Mengacu pada sejarah Islam, Gus Najih mengingatkan bahwa Nabi Muhammad SAW selalu mengedepankan dialog dan perdamaian. “Kita ingat bagaimana Nabi Muhammad sebagai pemimpin tertinggi dalam agama Islam itu adalah sosok yang sangat menekankan pentingnya dialog. Islam ini besar dalam sejarahnya karena akhlak yang luhur. Tidak pernah ada sejarah Islam besar karena peperangan,” tegasnya.
Gus Najih berharap agar keteladanan yang ditunjukkan oleh para pemuka agama, termasuk Paus Fransiskus, dapat dicontoh hingga ke tingkat akar rumput. Hal ini akan membantu sosialisasi kerukunan antarumat beragama di masyarakat hingga ke tatanan terbawah. Dengan demikian, kerukunan dan perdamaian tidak hanya terjadi secara konseptual, namun juga secara aktual.
“Apa yang dilakukan oleh para pemuka agama Islam di Indonesia, para tokoh-tokoh ulama NU, ulama ulama yang lain, termasuk juga apa yang dicontohkan oleh pimpinan tertinggi umat Katolik yaitu Paus melalui kunjungannya, kemudian melalui upaya-upaya perdamaian yang digagas begitu juga di tataran internasional, ini adalah upaya-upaya yang saya kira harus diturunkan sampai ke tataran yang paling bawah,” harapnya.
Menurut Gus Najih, kunjungan Paus Fransiskus ke Indonesia telah memberikan inspirasi bagi seluruh umat beragama untuk terus memupuk kasih sayang dan persaudaraan. Momen bersejarah ini diharapkan dapat menjadi titik balik dalam memperkuat kerukunan dan kedamaian, sekaligus menjadi bantahan nyata terhadap narasi-narasi ekstremisme yang mencoba memecah belah persatuan bangsa.

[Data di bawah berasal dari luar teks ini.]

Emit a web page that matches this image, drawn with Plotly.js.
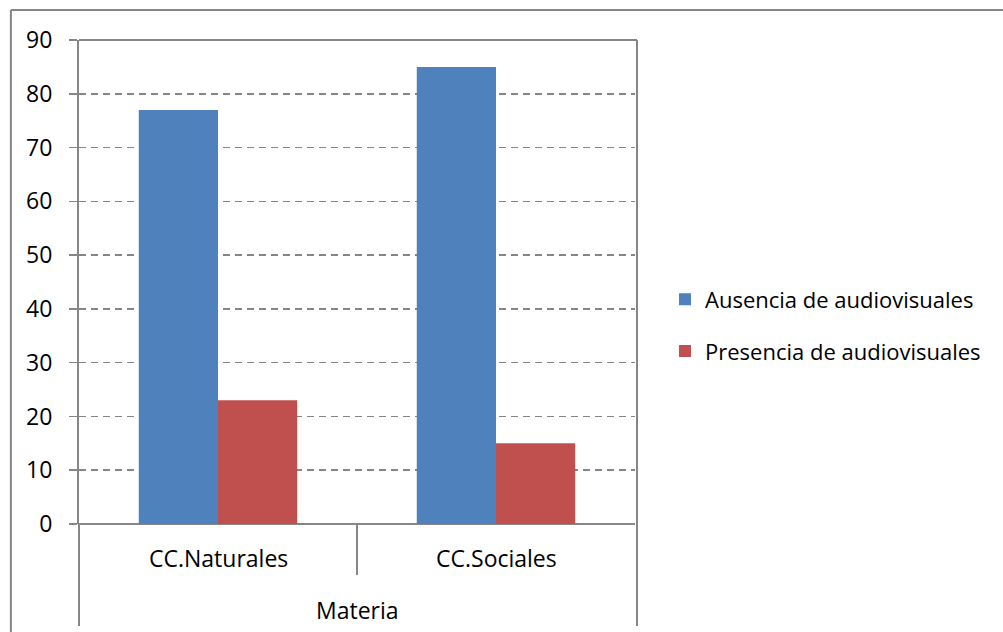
<!DOCTYPE html>
<html>
<head>
<meta charset="utf-8">
<script src="https://cdn.plot.ly/plotly-3.0.1.min.js"></script>
<style>
html,body{margin:0;padding:0;background:#fff;}
#chart{width:1003px;height:632px;}
</style>
</head>
<body>
<div id="chart"></div>
<script>
const categories = ["CC.Naturales", "CC.Sociales"];
const groupLabel = "Materia";
const seriesNames = ["Ausencia de audiovisuales", "Presencia de audiovisuales"];
const ausencia = [77, 85];
const presencia = [23, 15];
const yTicks = [0, 10, 20, 30, 40, 50, 60, 70, 80, 90];

const FONT = "Open Sans, Noto Sans, sans-serif";
const FS = 23;
const GRID = "#868686";

const traces = [
  {type: "bar", name: seriesNames[0], x: categories, y: ausencia, legendgroup: "a",
   marker: {color: "#4F81BD", line: {width: 0}}},
  {type: "bar", name: seriesNames[1], x: categories, y: presencia, legendgroup: "b",
   marker: {color: "#C0504D", line: {width: 0}}}
];

const shapes = [
  // outer chart border
  {type: "line", xref: "paper", yref: "paper", x0: -0.1225, x1: -0.1225, y0: 1.0620, y1: -0.25, line: {color: GRID, width: 2}},
  {type: "line", xref: "paper", yref: "paper", x0: -0.1225, x1: 1.8, y0: 1.0620, y1: 1.0620, line: {color: GRID, width: 2}},
  // plot area top and right borders
  {type: "line", xref: "paper", yref: "paper", x0: 0, x1: 1.0036, y0: 1, y1: 1, line: {color: GRID, width: 2}},
  {type: "line", xref: "paper", yref: "paper", x0: 1.0036, x1: 1.0036, y0: 1, y1: -0.2107, line: {color: GRID, width: 2}},
  // category axis dividers
  {type: "line", xref: "paper", yref: "paper", x0: 0, x1: 0, y0: 0, y1: -0.2107, line: {color: GRID, width: 2}},
  {type: "line", xref: "paper", yref: "paper", x0: 0.5, x1: 0.5, y0: 0, y1: -0.1054, line: {color: GRID, width: 2}}
];

const annotations = categories.map(c => ({
  xref: "x", yref: "paper", x: c, y: -0.0702, yanchor: "middle", showarrow: false,
  text: c, font: {family: FONT, size: FS, color: "#000"}
}));
annotations.push({
  xref: "paper", yref: "paper", x: 0.5, y: -0.1777, yanchor: "middle", showarrow: false,
  text: groupLabel, font: {family: FONT, size: FS, color: "#000"}
});

const layout = {
  width: 1003, height: 632,
  margin: {l: 79, r: 368, t: 40, b: 108, pad: 0, autoexpand: false},
  paper_bgcolor: "#fff", plot_bgcolor: "#fff",
  barmode: "group", bargap: 0.43, bargroupgap: 0,
  font: {family: FONT, size: FS, color: "#000"},
  xaxis: {
    type: "category", showticklabels: false, ticks: "", showgrid: false,
    showline: false, zeroline: false, fixedrange: true, automargin: false
  },
  yaxis: {
    range: [0, 90], tickvals: yTicks, ticktext: yTicks.map(String),
    showgrid: true, gridcolor: GRID, gridwidth: 1.5, griddash: "7px,5px",
    showline: true, linecolor: GRID, linewidth: 2,
    ticks: "outside", ticklen: 8, tickcolor: GRID, tickwidth: 1.5,
    zeroline: true, zerolinecolor: GRID, zerolinewidth: 2,
    tickfont: {family: FONT, size: FS, color: "#000"}, ticklabelstandoff: 12,
    fixedrange: true, automargin: false
  },
  legend: {
    x: 1.054, y: 0.41, xanchor: "left", yanchor: "middle",
    font: {family: FONT, size: 22, color: "#000"},
    tracegroupgap: 20, itemwidth: 30, bgcolor: "rgba(0,0,0,0)"
  },
  shapes: shapes,
  annotations: annotations,
  showlegend: true
};

Plotly.newPlot("chart", traces, layout, {displayModeBar: false, staticPlot: true});
</script>
</body>
</html>
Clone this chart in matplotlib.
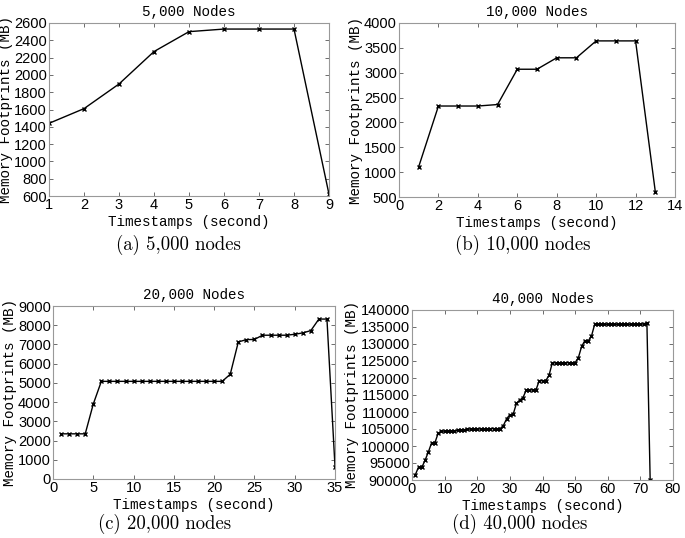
import matplotlib
matplotlib.use("Agg")
import matplotlib.pyplot as plt

# ---- data ----
x_a = [1, 2, 3, 4, 5, 6, 7, 8, 9]
y_a = [1440, 1610, 1895, 2270, 2500, 2530, 2530, 2530, 620]

x_b = list(range(1, 14))
y_b = [1110, 2330, 2330, 2330, 2360, 3070, 3070, 3300, 3300, 3640, 3640, 3640, 610]

x_c = list(range(1, 36))
y_c = [2350, 2350, 2350, 2350, 3900,
       5080, 5080, 5080, 5080, 5080, 5080, 5080, 5080, 5080, 5080, 5080, 5080, 5080, 5080, 5080, 5080,
       5450, 7130, 7250, 7260, 7480, 7480, 7480, 7480, 7530, 7600, 7720, 8320, 8320, 650]

x_d = list(range(1, 74))
y_d = [91500, 93800, 93700, 95800, 98200, 100900, 100900, 103700, 104300, 104400,
       104400, 104500, 104500, 104600, 104700, 104800, 104900, 105000, 105000, 105000,
       105000, 105000, 105000, 105100, 105100, 105100, 105100, 106000, 108000, 109200,
       109300, 112500, 113500, 114200, 116400, 116500, 116500, 116500, 119200, 119200,
       119200, 120800, 124400, 124500, 124500, 124500, 124500, 124500, 124500, 124500,
       126000, 129300, 131000, 130900, 132300, 135800, 135800, 135800, 135800, 135800,
       135800, 135800, 135800, 135800, 135800, 135800, 135800, 135800, 135800, 135800,
       135900, 136300, 90000]

titles = ["5,000 Nodes", "10,000 Nodes", "20,000 Nodes", "40,000 Nodes"]
captions = ["(a) 5,000 nodes", "(b) 10,000 nodes", "(c) 20,000 nodes", "(d) 40,000 nodes"]
xlims = [(1, 9), (0, 14), (0, 35), (0, 80)]
ylims = [(600, 2600), (500, 4000), (0, 9000), (90000, 140000)]
xticks = [list(range(1, 10)), list(range(0, 15, 2)), list(range(0, 36, 5)), list(range(0, 81, 10))]
yticks = [list(range(600, 2601, 200)), list(range(500, 4001, 500)),
          list(range(0, 9001, 1000)), list(range(90000, 140001, 5000))]
xlabel = "Timestamps (second)"
ylabel = "Memory Footprints (MB)"

W, H = 685, 538
fig = plt.figure(figsize=(W / 100, H / 100), dpi=100)

# axes boxes in pixels: left, top, right, bottom
boxes = [(49, 23, 329, 196), (399, 23, 675, 197), (53, 306, 335, 479), (412, 310, 673, 480)]
cap_pos = [(178, 245), (523, 245), (165, 524), (520, 524)]
series = [(x_a, y_a), (x_b, y_b), (x_c, y_c), (x_d, y_d)]

mono = "Liberation Mono"
sans = "Liberation Sans"

for i in range(4):
    l, t, r, b = boxes[i]
    ax = fig.add_axes([l / W, 1 - b / H, (r - l) / W, (b - t) / H])
    xs, ys = series[i]
    ax.plot(xs, ys, color="black", lw=1.0, marker="x", ms=3.5, mew=1.0)
    ax.set_xlim(*xlims[i])
    ax.set_ylim(*ylims[i])
    ax.set_xticks(xticks[i])
    ax.set_yticks(yticks[i])
    ax.tick_params(direction="in", top=True, right=True, length=3, width=0.6,
                   labelsize=10.5, pad=1.5, colors="#555555", labelcolor="black")
    for lab in ax.get_xticklabels() + ax.get_yticklabels():
        lab.set_family(sans)
    for s in ax.spines.values():
        s.set_color("#999999")
        s.set_linewidth(0.8)
    ax.set_title(titles[i], family=mono, fontsize=10.3, pad=5)
    ax.set_xlabel(xlabel, family=mono, fontsize=10.3, labelpad=2)
    ax.set_ylabel(ylabel, family=mono, fontsize=10.3, labelpad=1)
    cx, cy = cap_pos[i]
    fig.text(cx / W, 1 - cy / H, captions[i], family="cmr10", fontsize=13.5,
             ha="center", va="center")

fig.savefig("out.png", dpi=100)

“Upaya menciptakan perdamaian harus dilakukan secara komprehensif dan tanpa pandang bulu. Indonesia juga harus tetap ingat akan pentingnya memperjuangkan keadilan global, termasuk dalam isu Palestina, sebagai bagian dari komitmen kemanusiaan yang mendasar,” pungkasnya.